Since the mid-1970s, the Supreme Court has construed the Constitution’s guarantee of “equal protection of the laws” to bar virtually all sex discrimination by the government. At the same time, for educational reasons, state colleges that were once limited to men or women began opening their doors.

But VMI stood unswayed, still fiercely devoted to its male society of “citizen-soldiers,” molded through a strict regimen of drills, discipline and indoctrination. Its alumni say its rigorous program is unique.

The Shenandoah Valley college’s storied history includes military legends such as Civil War Gen. Thomas (Stonewall) Jackson, who was once a professor of math and military science, and World War II Gen. George C. Marshall, a VMI graduate. Today, its students include Jamal Thomas, the son of Justice Clarence Thomas.


But in 1990, the Justice Department sued VMI and accused it of violating the 14th Amendment for its policy of excluding women. Virginia Gov. L. Douglas Wilder refused to defend the school’s admission policy.

The school’s board of visitors and its alumni took up the defense and argued that its rigid military-style training is especially beneficial to some young men. They also maintained that its unique style of education promoted a form of “diversity,” offering an alternative to Virginia’s 14 coeducational public colleges.

U.S. District Judge Jackson Kiser in Roanoke upheld VMI’s policy, but a U.S. appeals court in Richmond rejected those arguments and ruled that VMI’s all-male policy is unconstitutional because women do not have an equal opportunity to get the same type of education.

In October, the appeals court said VMI must now either admit women, create a separate “parallel program” for women or abandon state aid.

VMI’s lawyers asked the high court to intervene. On Monday, the justices rejected the appeal in VMI vs. U.S., 92-1213, although Justice Antonin Scalia attached a statement noting that the court could still consider the issue once a final plan is imposed.

In a muted reaction, VMI’s lawyers said they took heart from Scalia’s comment and have not given up on keeping their doors closed to women.

In other actions, the court:

* Rejected the FBI’s claim that it could keep secret the identities of all sources in its criminal investigations. This policy violates the Freedom of Information Act, the court said in U.S. vs. Landano, 91-2054. Instead, the court demanded a case-by-case review.


* Refused to block an investigation of the Justice Department’s handling of the extradition of accused Nazi death camp guard John Demjanjuk.
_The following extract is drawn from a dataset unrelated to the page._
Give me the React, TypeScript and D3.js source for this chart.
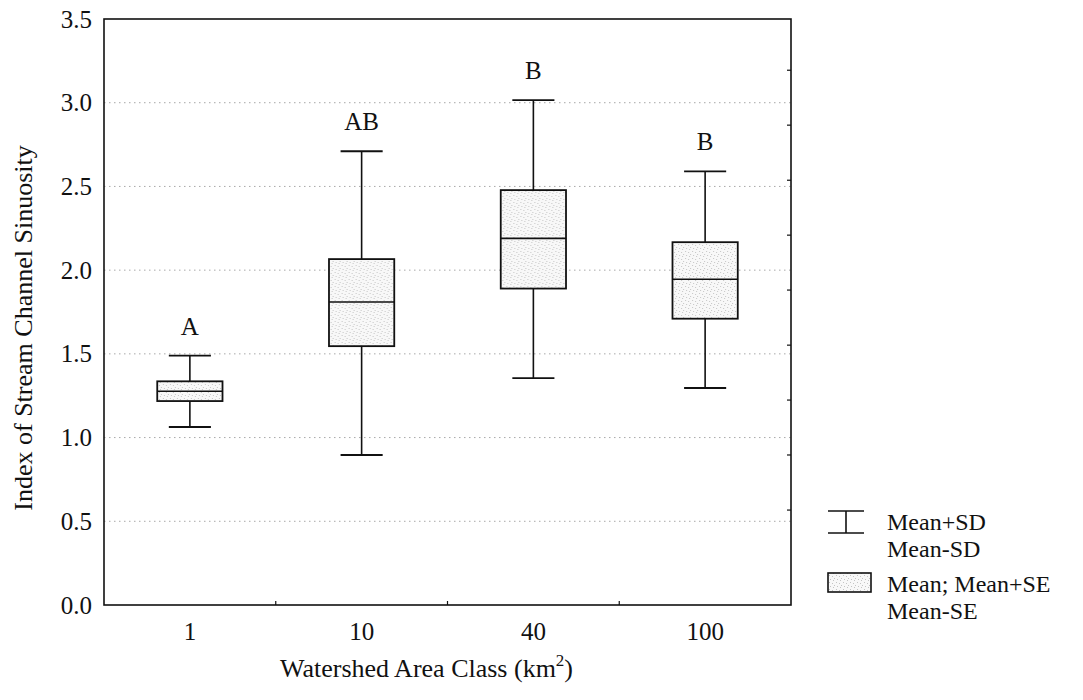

An Israeli court convicted the former Cleveland auto worker of being a guard at the Treblinka death camp known as Ivan the Terrible. But last year, appellate judges in Cincinnati began an investigation to see whether U.S. attorneys had deceived them in seeking an order to send Demjanjuk to Israel.

* Agreed to decide whether judges can be removed from a case because of their in-court comments. Lower courts are split on this issue. Some say only a judge’s off-the-bench behavior can show him to be biased, while others say a judge’s behavior in court can be the basis for removing him from a trial. The case of Liteky vs. U.S., 92-6221, will be heard in the fall.

* Ruled that employers must contribute money, not property, to meet pension obligations. The case is CIR vs. Keystone Industries, 91-1677.